La masacre de 13 trabajadores mineros en la provincia de Pataz, en el norte de Perú, ha desatado una profunda indignación nacional y encendido las alarmas sobre el avance de la minería ilegal. Las víctimas, secuestradas y asesinadas con extrema violencia, trabajaban en condición informal para una minera formal, mientras que organizaciones criminales buscan imponer su control territorial a través del terror.
La presidenta Dina Boluarte, con niveles de aprobación mínimos, decretó estado de emergencia, toque de queda y la suspensión total de actividades mineras en la zona. La región de La Libertad ya vivía en estado de emergencia desde hace más de un año, pero este crimen dejó en evidencia la gravedad de la situación. La minera Poderosa, involucrada en el caso, ha denunciado la muerte de al menos 39 trabajadores en los últimos años.

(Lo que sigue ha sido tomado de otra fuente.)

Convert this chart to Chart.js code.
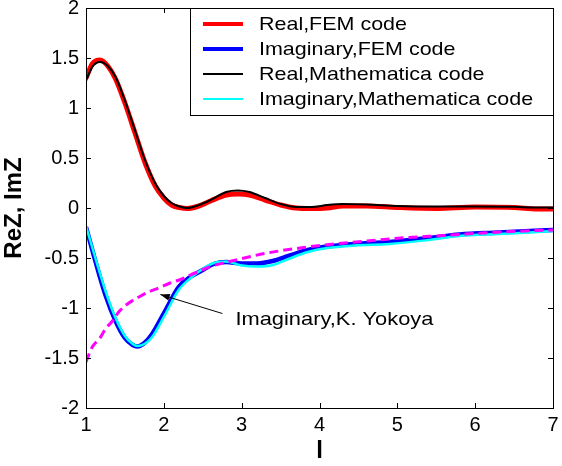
<!DOCTYPE html>
<html>
<head>
<meta charset="utf-8">
<script src="https://cdn.jsdelivr.net/npm/chart.js@4.4.0/dist/chart.umd.min.js"></script>
<style>
  html, body { margin: 0; padding: 0; background: #fff; }
  #wrap { width: 562px; height: 466px; }
</style>
</head>
<body>
<div id="wrap"><canvas id="zChart" width="562" height="466"></canvas></div>
<script>
// Valeurs
const xReal = [1.0, 1.08, 1.18, 1.28, 1.38, 1.5, 1.63, 1.76, 1.89, 2.0, 2.1, 2.2, 2.3, 2.45, 2.6, 2.8, 2.95, 3.1, 3.3, 3.5, 3.7, 3.9, 4.1, 4.3, 4.6, 5.0, 5.5, 6.0, 6.5, 6.8, 7.0];
const realFEM = [1.30, 1.44, 1.48, 1.42, 1.29, 1.05, 0.75, 0.45, 0.22, 0.10, 0.03, 0.005, -0.005, 0.02, 0.07, 0.13, 0.14, 0.13, 0.08, 0.03, 0.0, -0.005, 0.0, 0.02, 0.02, 0.005, -0.005, 0.01, 0.005, -0.01, -0.01];
const realMath = [1.27, 1.41, 1.46, 1.42, 1.31, 1.075, 0.775, 0.475, 0.245, 0.12, 0.05, 0.015, 0.0, 0.03, 0.08, 0.16, 0.175, 0.16, 0.10, 0.04, 0.01, 0.01, 0.03, 0.04, 0.035, 0.02, 0.015, 0.015, 0.012, 0.005, 0.005];

const xImag = [1.0, 1.12, 1.25, 1.38, 1.5, 1.6, 1.66, 1.75, 1.85, 2.02, 2.19, 2.36, 2.5, 2.64, 2.8, 3.0, 3.2, 3.4, 3.6, 3.85, 4.1, 4.45, 4.9, 5.4, 5.8, 6.3, 6.7, 7.0];
const imagFEM = [-0.19, -0.53, -0.87, -1.13, -1.30, -1.37, -1.385, -1.35, -1.26, -1.025, -0.79, -0.68, -0.62, -0.56, -0.54, -0.555, -0.555, -0.53, -0.48, -0.42, -0.385, -0.36, -0.34, -0.30, -0.265, -0.245, -0.23, -0.22];
const imagMath = [-0.18, -0.50, -0.83, -1.10, -1.28, -1.36, -1.38, -1.36, -1.29, -1.06, -0.82, -0.69, -0.61, -0.55, -0.535, -0.575, -0.585, -0.57, -0.51, -0.44, -0.40, -0.375, -0.36, -0.32, -0.28, -0.26, -0.245, -0.23];

const xYokoya = [1.0, 1.08, 1.18, 1.25, 1.35, 1.42, 1.55, 1.68, 1.8, 1.93, 2.08, 2.23, 2.4, 2.62, 2.9, 3.33, 3.75, 4.18, 4.61, 5.04, 5.6, 6.33, 7.0];
const imagYokoya = [-1.54, -1.39, -1.30, -1.21, -1.12, -1.04, -0.95, -0.89, -0.84, -0.80, -0.75, -0.71, -0.65, -0.58, -0.525, -0.45, -0.40, -0.36, -0.33, -0.30, -0.275, -0.24, -0.22];

const xTicks = [1, 2, 3, 4, 5, 6, 7];
const yTicks = [-2, -1.5, -1, -0.5, 0, 0.5, 1, 1.5, 2];

// flèche + texte de l'annotation (coordonnées données)
const noteText = 'Imaginary,K. Yokoya';
const notePos = { x: 2.92, y: -1.115 };
const arrowFrom = { x: 2.752, y: -1.055 };
const arrowTo = { x: 1.955, y: -0.865 };

const pts = (xs, ys) => xs.map((x, i) => ({ x, y: ys[i] }));

const FONT = 'Arial, "Liberation Sans", sans-serif';

// texte un peu étiré en largeur comme sur l'original
function wideText(c, txt, x, y, k) {
    c.save();
    c.translate(x, y);
    c.scale(k, 1);
    c.fillText(txt, 0, 0);
    c.restore();
}

// cadre + graduations intérieures façon Matlab
const boxPlugin = {
    id: 'boxTicks',
    afterDatasetsDraw(chart) {
        const c = chart.ctx, a = chart.chartArea;
        const sx = chart.scales.x, sy = chart.scales.y;
        c.save();
        c.strokeStyle = '#000';
        c.lineWidth = 1;
        c.beginPath();
        xTicks.forEach(v => {
            const px = Math.round(sx.getPixelForValue(v)) + 0.5;
            c.moveTo(px, a.bottom); c.lineTo(px, a.bottom - 5);
            c.moveTo(px, a.top); c.lineTo(px, a.top + 5);
        });
        yTicks.forEach(v => {
            const py = Math.round(sy.getPixelForValue(v)) + 0.5;
            c.moveTo(a.left, py); c.lineTo(a.left + 5, py);
            c.moveTo(a.right, py); c.lineTo(a.right - 5, py);
        });
        c.stroke();
        c.strokeRect(Math.round(a.left) + 0.5, Math.round(a.top) + 0.5, Math.round(a.right - a.left), Math.round(a.bottom - a.top));

        // annotation Yokoya
        const x0 = sx.getPixelForValue(arrowFrom.x), y0 = sy.getPixelForValue(arrowFrom.y);
        const x1 = sx.getPixelForValue(arrowTo.x), y1 = sy.getPixelForValue(arrowTo.y);
        const ang = Math.atan2(y1 - y0, x1 - x0);
        c.beginPath();
        c.moveTo(x0, y0); c.lineTo(x1, y1);
        c.stroke();
        c.beginPath();
        c.moveTo(x1, y1);
        c.lineTo(x1 - 10 * Math.cos(ang - 0.35), y1 - 10 * Math.sin(ang - 0.35));
        c.lineTo(x1 - 10 * Math.cos(ang + 0.35), y1 - 10 * Math.sin(ang + 0.35));
        c.closePath();
        c.fillStyle = '#000';
        c.fill();
        c.font = '19px ' + FONT;
        c.textBaseline = 'middle';
        c.textAlign = 'left';
        wideText(c, noteText, sx.getPixelForValue(notePos.x), sy.getPixelForValue(notePos.y), 1.15);

        // légende dans le coin haut droit
        const lw = 363, lh = 107;
        const lx = Math.round(a.right - lw), ly = Math.round(a.top);
        c.fillStyle = '#fff';
        c.fillRect(lx, ly, lw, lh);
        c.strokeRect(lx + 0.5, ly + 0.5, lw, lh);
        const items = chart.data.datasets.filter(d => d.inLegend);
        items.forEach((d, i) => {
            const yy = ly + 16 + i * 25;
            c.strokeStyle = d.borderColor;
            c.lineWidth = d.legendWidth;
            c.beginPath();
            c.moveTo(lx + 13, yy); c.lineTo(lx + 53, yy);
            c.stroke();
            c.fillStyle = '#000';
            wideText(c, d.label, lx + 69, yy + 1, 1.13);
        });
        c.restore();
    }
};

const ctx = document.getElementById('zChart').getContext('2d');
new Chart(ctx, {
    type: 'line',
    data: {
        datasets: [
            { label: 'Real,FEM code', data: pts(xReal, realFEM), borderColor: '#ff0000', borderWidth: 5, legendWidth: 4, inLegend: true, order: 4 },
            { label: 'Imaginary,FEM code', data: pts(xImag, imagFEM), borderColor: '#0000ff', borderWidth: 4.5, legendWidth: 4, inLegend: true, order: 3 },
            { label: 'Real,Mathematica code', data: pts(xReal, realMath), borderColor: '#000000', borderWidth: 2, legendWidth: 2, inLegend: true, order: 2 },
            { label: 'Imaginary,Mathematica code', data: pts(xImag, imagMath), borderColor: '#00ffff', borderWidth: 2.5, legendWidth: 2, inLegend: true, order: 1 },
            { label: 'Imaginary,K. Yokoya', data: pts(xYokoya, imagYokoya), borderColor: '#ff00ff', borderWidth: 3, borderDash: [9, 5], inLegend: false, order: 0 }
        ]
    },
    options: {
        responsive: false,
        animation: false,
        events: [],
        layout: { padding: { top: 8, right: 9, left: 0, bottom: 0 } },
        elements: {
            point: { radius: 0 },
            line: { tension: 0.4, cubicInterpolationMode: 'monotone', fill: false }
        },
        plugins: { legend: { display: false }, tooltip: { enabled: false } },
        scales: {
            x: {
                type: 'linear', min: 1, max: 7,
                afterBuildTicks: s => { s.ticks = xTicks.map(v => ({ value: v })); },
                afterFit: s => { s.height = 58; s.paddingLeft = 0; s.paddingRight = 0; },
                grid: { display: false, drawTicks: false },
                border: { display: false },
                ticks: { padding: 5, color: '#000', font: { family: FONT, size: 20 }, callback: v => String(v), maxRotation: 0 },
                title: { display: true, text: 'l', color: '#000', font: { family: FONT, size: 24, weight: 'bold' }, padding: { top: 0, bottom: 0 } }
            },
            y: {
                type: 'linear', min: -2, max: 2,
                afterBuildTicks: s => { s.ticks = yTicks.map(v => ({ value: v })); },
                afterFit: s => { s.width = 86; s.paddingTop = 0; s.paddingBottom = 0; },
                grid: { display: false, drawTicks: false },
                border: { display: false },
                ticks: { padding: 7, color: '#000', font: { family: FONT, size: 20 }, callback: v => String(v) },
                title: { display: true, text: 'ReZ, ImZ', color: '#000', font: { family: FONT, size: 24, weight: 'bold' }, padding: { top: 0, bottom: 4 } }
            }
        }
    },
    plugins: [boxPlugin]
});
</script>
</body>
</html>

El crecimiento de la minería ilegal, impulsado por el alza del precio del oro, ha dado paso a una economía paralela de miles de millones de dólares. Solo en 2024, se estima que las exportaciones de oro ilegal alcanzarán los 6.840 millones de dólares, un incremento del 41 % respecto al año anterior. Mientras tanto, programas como el Registro de Mineros Informales (Reinfo) han sido criticados por permitir que mineros ilegales se camuflen entre quienes buscan la formalización.
El académico César Bazán advierte que este tipo de violencia podría repetirse, y aunque valora la presión de empresas formales para frenar el crimen, considera que las medidas gubernamentales son más simbólicas que efectivas. Perú, una de las economías más dependientes de la minería en América Latina, enfrenta así un desafío urgente: frenar una ola criminal que convierte al oro en un mineral teñido de sangre.